Though it’s put a little bit of a damper on his spirits from time to time, Mangskau said he tries to remain optimistic and active.

As he looks back over his time with the cooperative, he said he was thankful for a good place to work. He said it has been neat to watch the industry change, from crews putting poles up by hand to being able to use basket trucks and other machinery.

His favorite job out of all was being lineman.

“I feel very fortunate to have had the opportunity to work with Dale during our board meetings and cooperative functions,” said Mary Nelson, executive assistant at Freeborn-Mower Cooperative Services. “His true spirit and love for the cooperative are very apparent.”

Though he was away from his family for a lot of his service, he said he has enjoyed every minute of it. It will take some time to get used to not being as involved.

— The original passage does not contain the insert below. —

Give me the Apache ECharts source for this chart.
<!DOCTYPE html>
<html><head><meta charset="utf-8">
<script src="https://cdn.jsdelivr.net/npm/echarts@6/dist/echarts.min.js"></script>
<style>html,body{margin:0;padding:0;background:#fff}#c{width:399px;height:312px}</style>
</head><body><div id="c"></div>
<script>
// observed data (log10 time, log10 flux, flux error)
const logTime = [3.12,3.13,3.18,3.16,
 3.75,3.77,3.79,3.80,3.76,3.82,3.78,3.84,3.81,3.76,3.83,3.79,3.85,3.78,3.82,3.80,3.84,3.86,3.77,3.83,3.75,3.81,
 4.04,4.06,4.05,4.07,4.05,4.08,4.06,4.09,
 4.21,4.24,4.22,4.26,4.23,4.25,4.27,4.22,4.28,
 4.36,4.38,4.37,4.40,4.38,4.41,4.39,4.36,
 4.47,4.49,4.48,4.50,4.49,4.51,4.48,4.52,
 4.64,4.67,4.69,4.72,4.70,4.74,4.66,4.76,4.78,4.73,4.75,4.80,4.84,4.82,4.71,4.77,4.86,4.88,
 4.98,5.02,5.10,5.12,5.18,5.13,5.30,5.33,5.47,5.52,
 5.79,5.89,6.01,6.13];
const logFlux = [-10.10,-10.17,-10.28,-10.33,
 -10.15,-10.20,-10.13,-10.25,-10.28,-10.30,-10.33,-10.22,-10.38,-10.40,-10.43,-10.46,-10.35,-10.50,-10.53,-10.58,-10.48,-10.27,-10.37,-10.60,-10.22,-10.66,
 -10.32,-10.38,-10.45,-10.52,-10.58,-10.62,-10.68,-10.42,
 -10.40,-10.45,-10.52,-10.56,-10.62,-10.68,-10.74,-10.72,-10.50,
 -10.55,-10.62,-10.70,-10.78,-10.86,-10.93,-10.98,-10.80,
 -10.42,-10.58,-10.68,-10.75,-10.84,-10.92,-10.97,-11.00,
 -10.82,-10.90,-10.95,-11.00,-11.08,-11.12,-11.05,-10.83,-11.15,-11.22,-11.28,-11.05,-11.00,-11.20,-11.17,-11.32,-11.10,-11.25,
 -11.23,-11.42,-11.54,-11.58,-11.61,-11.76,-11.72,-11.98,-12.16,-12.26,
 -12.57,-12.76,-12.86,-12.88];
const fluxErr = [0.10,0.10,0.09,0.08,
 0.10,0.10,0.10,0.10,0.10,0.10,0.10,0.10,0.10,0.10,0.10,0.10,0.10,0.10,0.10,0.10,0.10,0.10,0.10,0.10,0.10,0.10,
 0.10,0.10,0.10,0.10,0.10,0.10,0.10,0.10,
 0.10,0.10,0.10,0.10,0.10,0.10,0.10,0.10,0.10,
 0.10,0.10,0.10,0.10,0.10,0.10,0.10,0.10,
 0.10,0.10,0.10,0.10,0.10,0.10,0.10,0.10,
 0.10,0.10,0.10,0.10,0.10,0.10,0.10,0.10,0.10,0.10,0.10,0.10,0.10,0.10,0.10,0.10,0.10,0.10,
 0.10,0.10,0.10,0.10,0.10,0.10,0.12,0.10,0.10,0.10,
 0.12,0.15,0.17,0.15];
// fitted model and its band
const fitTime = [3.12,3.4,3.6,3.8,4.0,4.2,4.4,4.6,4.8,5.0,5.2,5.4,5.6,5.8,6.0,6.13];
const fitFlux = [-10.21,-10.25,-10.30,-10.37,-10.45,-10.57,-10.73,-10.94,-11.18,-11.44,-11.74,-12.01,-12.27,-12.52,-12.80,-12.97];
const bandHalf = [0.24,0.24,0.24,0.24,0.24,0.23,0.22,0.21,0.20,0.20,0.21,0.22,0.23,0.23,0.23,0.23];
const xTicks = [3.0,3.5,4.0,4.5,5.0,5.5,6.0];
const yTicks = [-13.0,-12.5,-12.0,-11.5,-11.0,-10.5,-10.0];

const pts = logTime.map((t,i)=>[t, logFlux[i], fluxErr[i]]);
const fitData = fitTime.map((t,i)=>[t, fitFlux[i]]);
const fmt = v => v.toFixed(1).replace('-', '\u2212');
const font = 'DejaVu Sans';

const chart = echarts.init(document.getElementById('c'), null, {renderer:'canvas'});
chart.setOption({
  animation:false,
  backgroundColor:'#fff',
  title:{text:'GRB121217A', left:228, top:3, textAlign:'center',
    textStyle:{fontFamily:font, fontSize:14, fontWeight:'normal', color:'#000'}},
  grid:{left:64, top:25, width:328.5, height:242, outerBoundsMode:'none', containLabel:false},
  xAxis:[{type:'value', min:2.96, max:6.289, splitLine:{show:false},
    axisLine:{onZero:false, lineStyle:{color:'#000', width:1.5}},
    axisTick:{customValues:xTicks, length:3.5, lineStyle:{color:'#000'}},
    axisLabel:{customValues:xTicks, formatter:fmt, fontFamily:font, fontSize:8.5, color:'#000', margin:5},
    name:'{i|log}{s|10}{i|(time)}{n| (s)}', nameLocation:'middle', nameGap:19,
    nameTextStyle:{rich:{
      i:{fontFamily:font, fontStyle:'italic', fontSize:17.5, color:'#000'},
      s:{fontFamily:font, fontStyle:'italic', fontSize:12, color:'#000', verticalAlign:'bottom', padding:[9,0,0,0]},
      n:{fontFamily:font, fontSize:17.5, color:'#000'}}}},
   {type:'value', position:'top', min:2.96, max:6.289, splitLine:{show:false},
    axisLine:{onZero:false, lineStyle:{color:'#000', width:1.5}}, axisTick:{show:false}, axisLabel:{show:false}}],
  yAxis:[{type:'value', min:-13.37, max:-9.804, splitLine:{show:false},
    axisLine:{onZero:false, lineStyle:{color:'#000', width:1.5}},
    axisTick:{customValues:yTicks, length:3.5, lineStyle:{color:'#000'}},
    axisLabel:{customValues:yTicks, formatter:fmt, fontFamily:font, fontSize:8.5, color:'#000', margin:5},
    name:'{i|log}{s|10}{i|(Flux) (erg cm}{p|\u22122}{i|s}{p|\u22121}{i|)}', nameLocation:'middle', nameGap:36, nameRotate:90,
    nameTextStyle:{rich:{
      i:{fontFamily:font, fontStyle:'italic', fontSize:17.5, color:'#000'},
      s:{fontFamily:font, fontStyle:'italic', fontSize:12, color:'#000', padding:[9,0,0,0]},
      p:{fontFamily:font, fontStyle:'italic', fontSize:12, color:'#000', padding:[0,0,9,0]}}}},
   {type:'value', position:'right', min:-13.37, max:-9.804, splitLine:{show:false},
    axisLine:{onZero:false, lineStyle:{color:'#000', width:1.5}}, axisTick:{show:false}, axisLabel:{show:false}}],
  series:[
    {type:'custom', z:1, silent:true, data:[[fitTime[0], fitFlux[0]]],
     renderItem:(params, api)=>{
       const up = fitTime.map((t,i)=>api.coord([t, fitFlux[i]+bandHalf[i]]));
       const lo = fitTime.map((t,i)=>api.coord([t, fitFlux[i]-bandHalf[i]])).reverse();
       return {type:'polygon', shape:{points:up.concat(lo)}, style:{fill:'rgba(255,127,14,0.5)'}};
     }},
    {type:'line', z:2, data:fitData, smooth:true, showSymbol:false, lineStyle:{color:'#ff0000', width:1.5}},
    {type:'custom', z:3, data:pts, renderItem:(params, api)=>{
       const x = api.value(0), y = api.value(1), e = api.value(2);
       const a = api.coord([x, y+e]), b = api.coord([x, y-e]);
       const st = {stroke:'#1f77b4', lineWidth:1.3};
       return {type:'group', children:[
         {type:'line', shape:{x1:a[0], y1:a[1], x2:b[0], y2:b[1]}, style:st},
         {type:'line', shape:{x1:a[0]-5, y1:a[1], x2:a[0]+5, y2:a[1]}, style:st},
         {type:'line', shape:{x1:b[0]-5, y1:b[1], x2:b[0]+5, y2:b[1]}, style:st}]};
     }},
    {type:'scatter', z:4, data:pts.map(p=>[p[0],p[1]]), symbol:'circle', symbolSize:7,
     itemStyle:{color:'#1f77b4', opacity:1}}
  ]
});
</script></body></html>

Aside from his time with Freeborn-Mower and the military, Mangskau has also volunteered for numerous civic organizations, including the American Red Cross, the Lions Club and local veterans’ groups.

Dale Mangskau

Age: 81
Livelihood: retired from Freeborn-Mower Cooperative Services
Address: 1701 South Shore Drive, Albert Lea
Family: wife, Patricia; two sons, Steven and Bradley; stepdaughter, Tamra, and stepson, James
Interesting fact: Mangskau spent 38 years with the Minnesota National Guard. He retired in 1981 as a colonel.